I try to use robertson (square) for most applications. With those, stripping the head is usually a case of using an incorrect bit size for the screw.

Answer 11

I've been doing a lot of work over the last 3 years with high torque screws. The work has involved formwork for concrete, so it's got to be very strongly built and solid - everything is 2x4 inch (47x100mm) timber, sometimes 3x6 inch (75x100 mm). The screws have been ordinary wood screws but also 6 inch (150mm) heavy duty timber screws. I use a drill/drill driver rather than an impact driver, which has separate speed and torque control.

What I've found is a mix of things, maybe some of them will help:

• Screw head - the screw head is crucial. Ordinary crosshead (Phillips) cam out or deform too easily. Pozidrive are good. But for pozidrive, the crucial thing is you need a bit+screw that's a tight fit, to make them work. A pozidrive that's a loose fit will have the same problems as ordinary phillips. Good brand removable pozidrive bits ("hex" style shank) are cheap - use those and buy a good brand. Beyond pozidrive, screws with hex and torx heads are ideal - they've never cammed out for me and are designed for high torque. But not all screws and sizes have them. They are also often more expensive, so you may wish to find ways to avoid them and get "ordinary" heads to work for you. The screws I use most are pozidrive (up to about 100mm) and hex/torx heavy duty heads (around 250+ mm).
• Screw quality - I've noticed that some cheaper screws seem to be much softer, or the slots in the head are softer - they deform much more easily than other similar screws of other cheap brands. Try a couple of different screws of the same nominal size, and see if some of them go in and out multiple times , while others start to become deformed after just going in once, with tough wood/materials. I've had this even with big screws going into plastic plugs in concrete - there's one brand that just seems to have soft heads that never keep their slots, that I just don't use any more.
• Speed control - going too fast means that when a camout happens, the bit will keep hammering the slots as it cams, and this harms both. Aim for slow/variable speed, high torque - and enough pressure to keep the bit held tightly in the slot.
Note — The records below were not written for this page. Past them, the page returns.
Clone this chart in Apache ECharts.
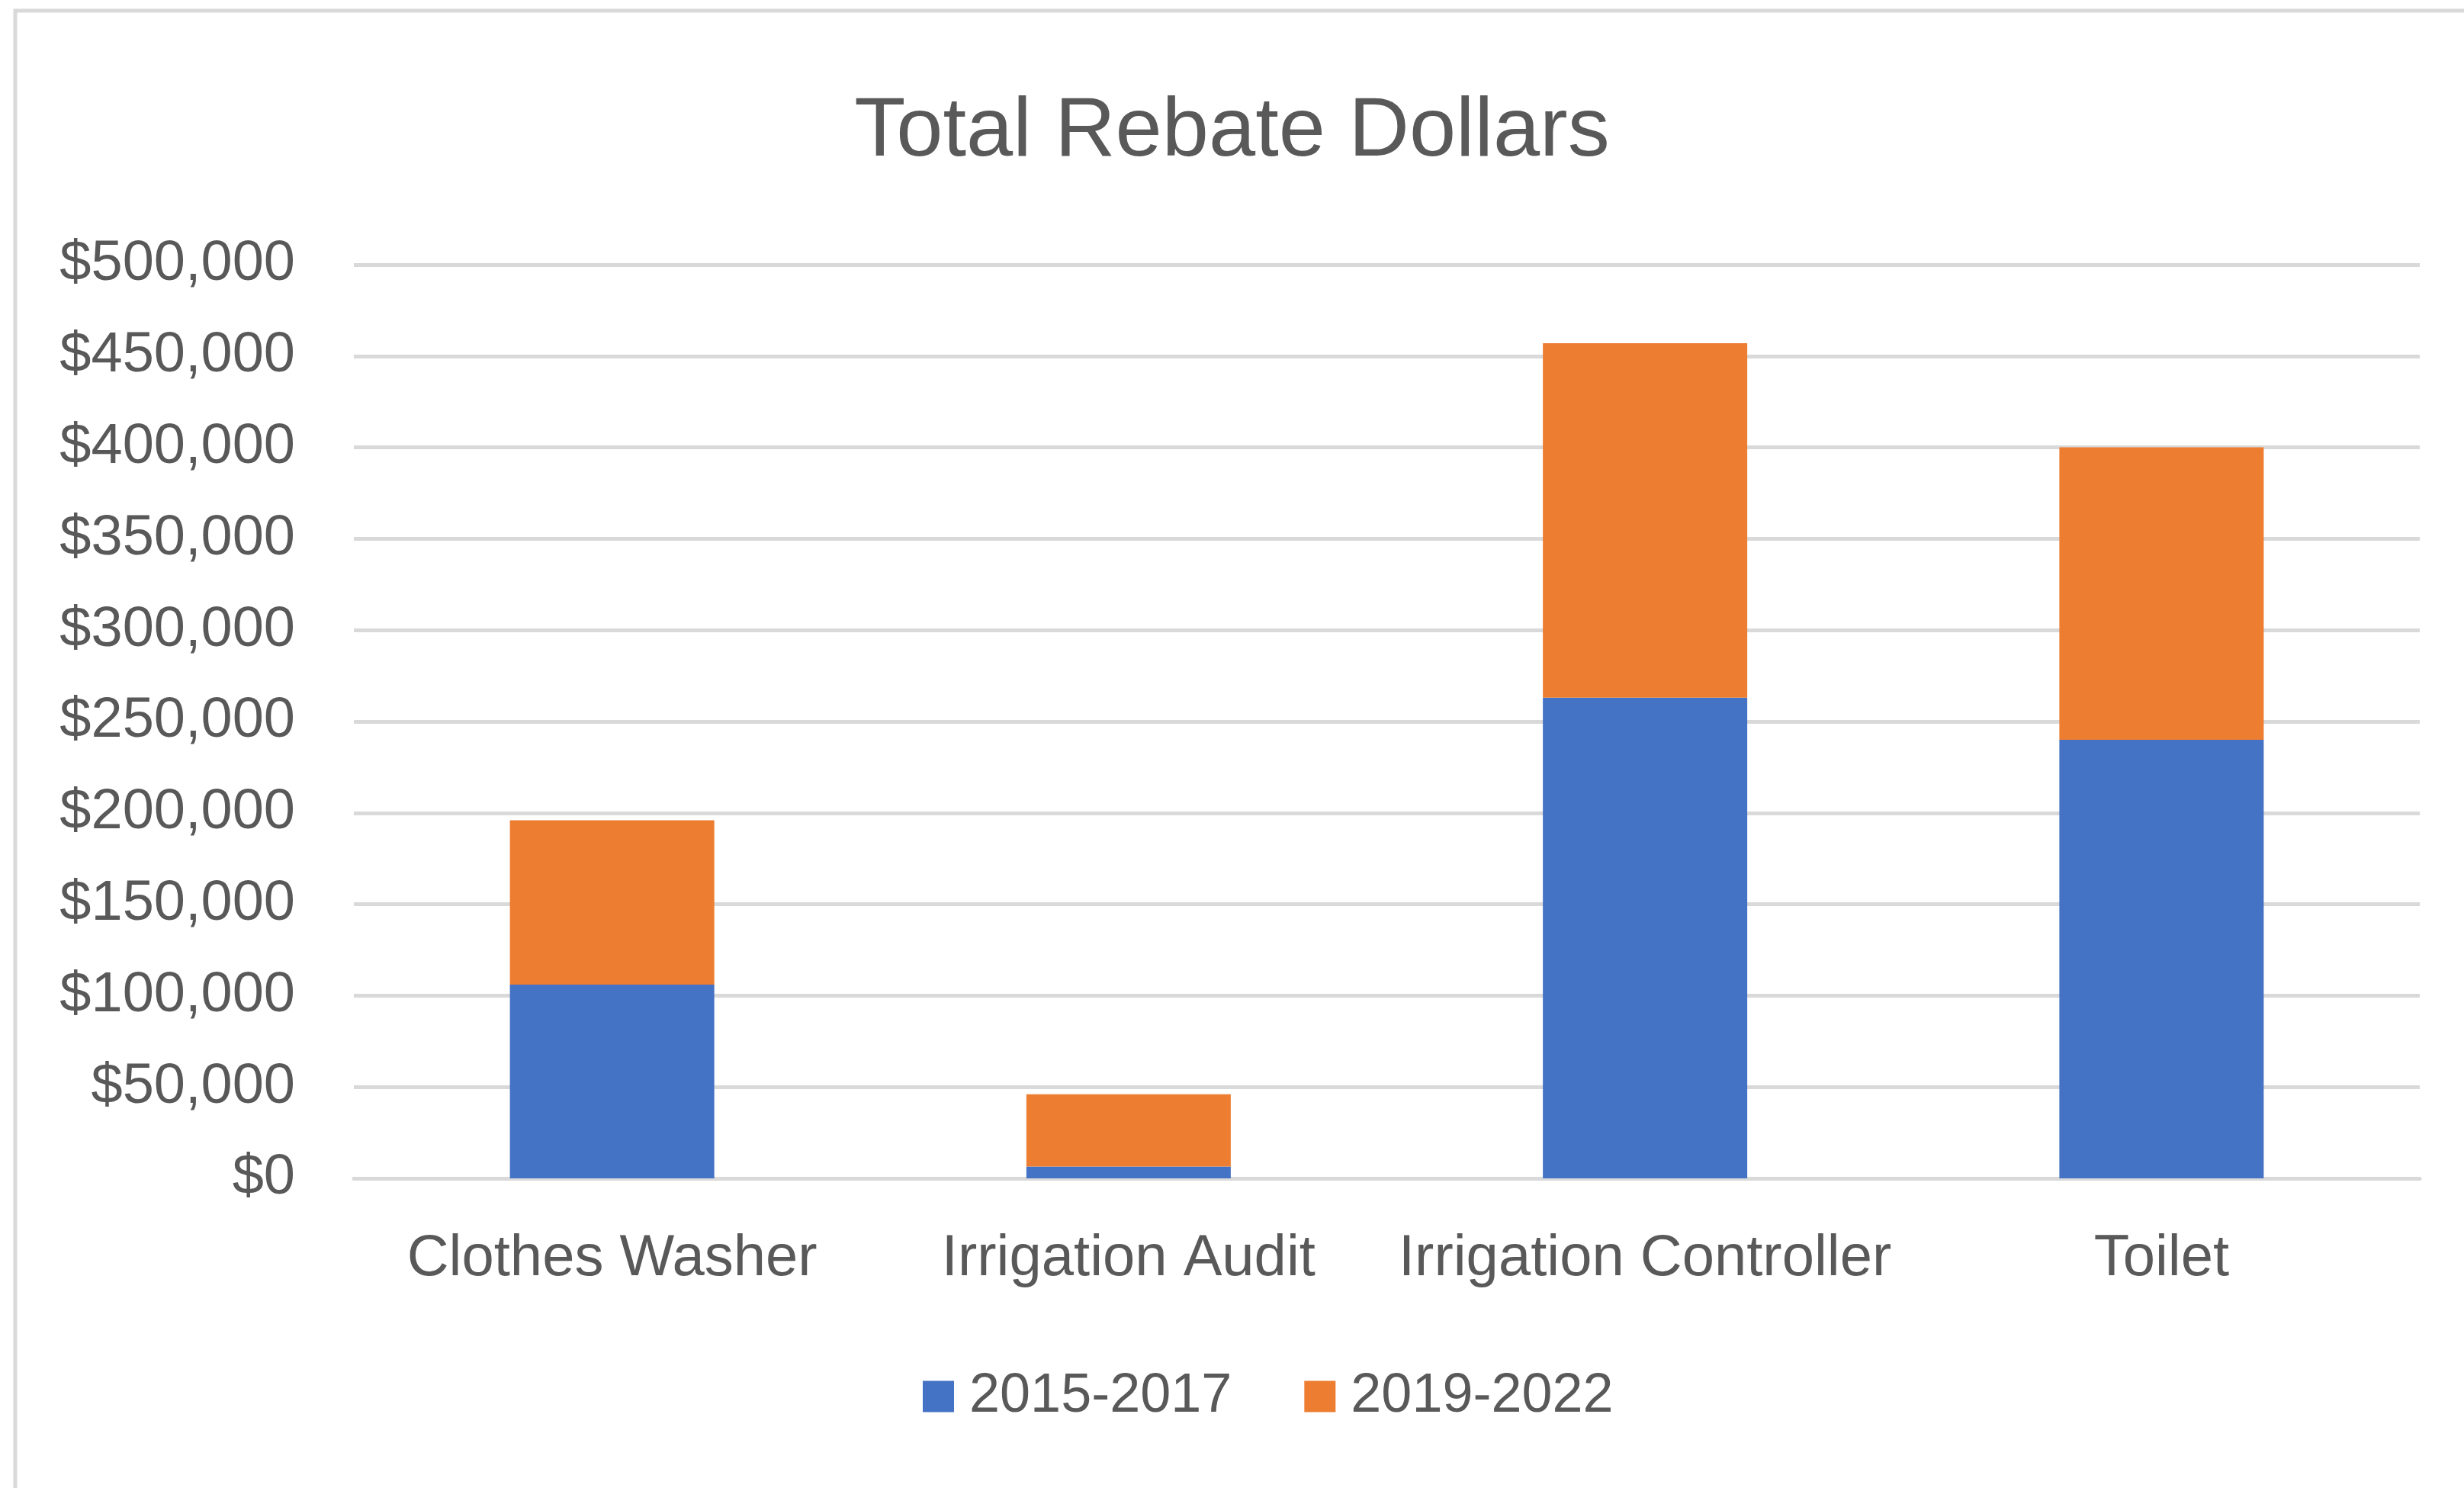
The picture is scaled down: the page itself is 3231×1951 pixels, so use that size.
<!DOCTYPE html>
<html>
<head>
<meta charset="utf-8">
<title>Total Rebate Dollars</title>
<script src="https://cdn.jsdelivr.net/npm/echarts@6/dist/echarts.min.js"></script>
<style>
    html, body { margin: 0; padding: 0; background: #fff; }
    #main { width: 3231px; height: 1951px; }
</style>
</head>
<body>
<div id="main"></div>
<script>
// 数据
var categories = ['Clothes Washer', 'Irrigation Audit', 'Irrigation Controller', 'Toilet'];
var seriesNames = ['2015-2017', '2019-2022'];
var values2015 = [106000, 6500, 263000, 240000];
var values2019 = [90000, 39500, 194000, 160000];

var textColor = '#595959';
var gridColor = '#d9d9d9';
var fontName = 'Liberation Sans';

// 初始化echarts实例
var myChart = echarts.init(document.getElementById('main'));

var option = {
    backgroundColor: '#fff',
    animation: false,
    textStyle: { fontFamily: fontName },
    title: {
        text: 'Total Rebate Dollars',
        left: 'center',
        top: 114,
        textStyle: { color: textColor, fontSize: 110, fontWeight: 'normal', fontFamily: fontName }
    },
    // 外框
    graphic: [{
        type: 'rect',
        silent: true,
        shape: { x: 20, y: 14, width: 3400, height: 2100 },
        style: { fill: 'none', stroke: gridColor, lineWidth: 5 }
    }],
    legend: {
        data: seriesNames,
        left: 1205,
        top: 1790,
        icon: 'rect',
        itemWidth: 41,
        itemHeight: 41,
        itemGap: 95,
        textStyle: { color: textColor, fontSize: 72, fontFamily: fontName, padding: [0, 0, 0, 15] }
    },
    grid: {
        left: 464,
        right: 58,
        top: 347,
        bottom: 406,
        containLabel: false
    },
    xAxis: {
        type: 'category',
        data: categories,
        axisTick: { show: false },
        axisLine: { lineStyle: { color: gridColor, width: 5 } },
        axisLabel: { color: textColor, fontSize: 76, margin: 68, interval: 0 }
    },
    yAxis: {
        type: 'value',
        min: 0,
        max: 500000,
        interval: 50000,
        axisLine: { show: false },
        axisTick: { show: false },
        splitLine: { lineStyle: { color: gridColor, width: 5 } },
        axisLabel: {
            color: textColor,
            fontSize: 74,
            margin: 77,
            formatter: function (v) { return '$' + v.toLocaleString('en-US'); }
        }
    },
    series: [{
        name: seriesNames[0],
        type: 'bar',
        stack: 'total',
        barWidth: 268,
        itemStyle: { color: '#4472c4' },
        data: values2015
    }, {
        name: seriesNames[1],
        type: 'bar',
        stack: 'total',
        barWidth: 268,
        itemStyle: { color: '#ed7d31' },
        data: values2019
    }]
};
myChart.setOption(option);
</script>
</body>
</html>
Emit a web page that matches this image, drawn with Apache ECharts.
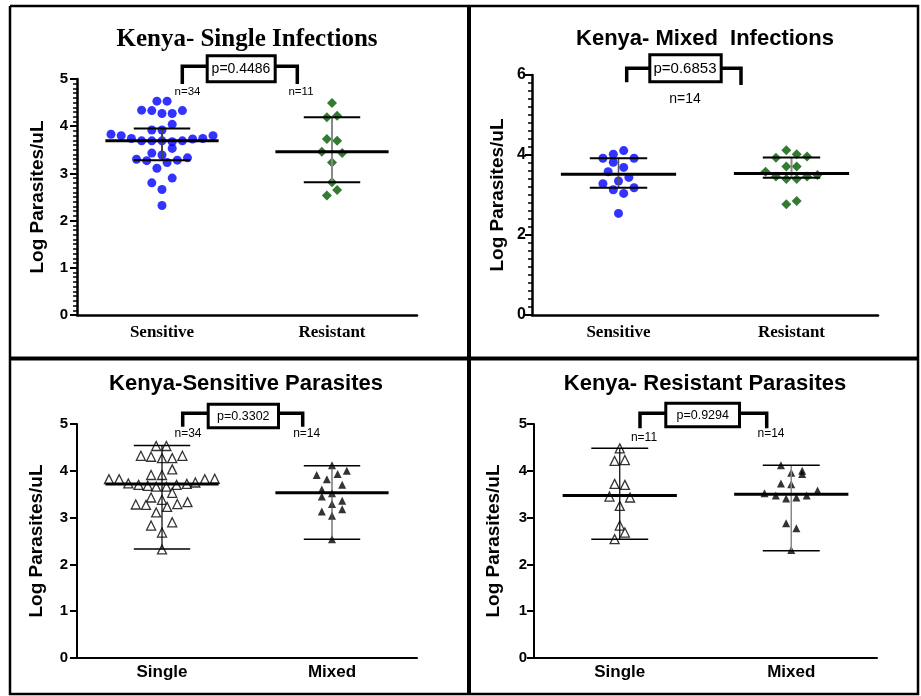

But aim for slow speed/high torque. Having a drill/driver with these as separate controls has been crucial. Often, going slow also means less torque - which is a problem.

Answer 12

You guys in the US need to find a way to import Robertson screws. They are by far the best screws high torque applications. The history goes like this

Robertson screw company was in a deal with Henry Ford himself. Ford wanted exclusivity for Robertson head screws for the Ford Motor Company. Robertson declined to grant exclusivity and Ford basically ran the Milton Ontario headquartered company out of the States. Now American products and all the American imports to Canada have those darn philips screws or hex screws. They just aren't very good for high torque applications. And the bits wear out extremely quickly.

Answer 13

Rounding off Phillips head screws is something we have all experienced.

When unscrewing Phillip head screws that I know are not tight (from experience), I use a battery operated screwdriver. If they are tight, I try using a regular Phillips head screwdriver with the size (#1, #2, or #3) to match the screw. And, if it loosens, I then use that screwdriver, the battery operated one, or a drill, depending on how many screws there are to remove. Occasionally though the screwdriver will not turn the screw. Then I use an impact driver which you hit with a hammer. That always gets the really hard ones out.

Answer 14

There's been one mention of torque so far, but that answer didn't mention that you can often vary the maximum torque with a clutch. My 18V cordless (an older version of this one) has a collar to set the torque in steps up to 22, then drill, then hammer drill. Torque up to about 10 is good for most woodscrews, except small ones that I'd do by hand anyway. Torque 15 or more often snaps screws if they're not a type that can cam out but is good for coach screws.

Speed control is done with the trigger (actually mine has 2 ranges with a switch as well) and there's no need to go flat out when screwing, except in the middle of a really long screw - start slow and finish slow.